Posted by: diana | June 24, 2008 at 05:37 PM
Goddamn, you, JulieFrick. After seeing Ashley, Pam and all the other cool girls reading that book, I bought it and have been saving it for vacation. I leave for Greece tomorrow, and it is the only book I have. I mean, thank you, JF, since I'll have to get another book tomorrow in the airport before I end up in another country that uses a whole different alphabet!!! At least I was warned.
Posted by: Liz K. | June 24, 2008 at 06:12 PM
Vampire baseball? Vampire baseball? ... Aaaalmost overcomes those 10 hates to get me to want to read it...
Posted by: Stephanie | June 24, 2008 at 06:17 PM
Have you read the katie Macalister vampire books? OK, they're cheezy. They're 'chicklit'. They're one teeny tiny step up from being mills and boon (which, given the relative quality of some Romance books and some chicklit books is not really a very useful scale)
But they are sexy, self-aware, realistic, at least in terms of characters. I mean, who believes in vampires? I mean, really believes to the extent that you go around assuming regular people are vampires?
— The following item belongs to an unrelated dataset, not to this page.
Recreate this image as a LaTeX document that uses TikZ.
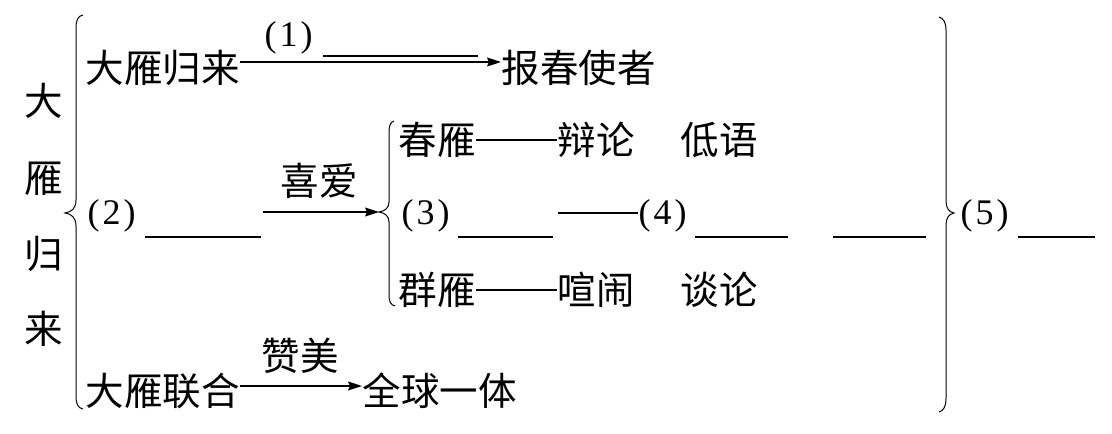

Also, there is minimal adverb abuse. Oh, god, the adverbs! I can't stand them. I can no longer even re-read Harry Potter anymore.
Posted by: Kate | June 24, 2008 at 07:05 PM
I'm laughing so hard I want to cry. I want to read the book just to see all the things you did, however what really gets me is that there is more than one - a SERIES and it is that bad?
ugh
Posted by: sharon | June 24, 2008 at 07:49 PM
Oh my God. THANK YOU THANK YOU THANK YOU for reading this and posting this for me so that I will never ever have to a) waste my valuable time reading it or b) waste my valuable time thinking I should be reading it because everyone else thinks it's sooooo good.
Posted by: Sue | June 24, 2008 at 08:50 PM
It's really too bad you're married. Because you'd make a really good vampire. Oh wait - maybe you are one?!
Excellent review. I always say that multiple adverbs and adjectives are a bad writers best friend.
Posted by: Bookish Girl | June 25, 2008 at 04:55 AM
so what you're saying is it's so bad, it's good?
Posted by: margaux | June 25, 2008 at 05:44 AM
My daughters have been harassed by all of their friends to read these books and have flat out refused on principal. I think I'll leave this review for them to read, when they finally raise themselves from bed around noonish. (Oh dear, perhaps they are vampires. They do have fabulous hair and seldom eat lunch.)
Posted by: Kirsten | June 25, 2008 at 05:49 AM
ok, i'm not sold :) but i'm not sure if that was your point or what. best vampire book i ever read though was "the historian". such an amazing book! i still think about it two years later.
Posted by: gleek | June 25, 2008 at 06:07 AM
Oh God, I feel your pain. My 11 year old daughter brought home Meyer's new book, "The Host", which is supposedly for adults. I read the first 20 pages, was made bilious, and returned it to the library. I was going to read the first three, but now I know I won't!!
Posted by: Barb | June 25, 2008 at 06:14 AM
oh god. really? no vampire sex? why bother?
you guys have been devouring this book like it's the greatest thing and then you totally lost me on #1 and #2.
should i bother? or will i throw this book across the room in disgust.
your report doesn't tell me what i should do.
(of course, i'm reading valerie bertinelli's autobiography right now so maybe my standards have crumbled)
Posted by: maryse | June 25, 2008 at 06:25 AM
People: the point is that IT'S SO BAD IT'S GOOD. Don't you see the WOOT? Don't you see?
And doesn't the fact that this is my third comment on this post mean anything to anyone?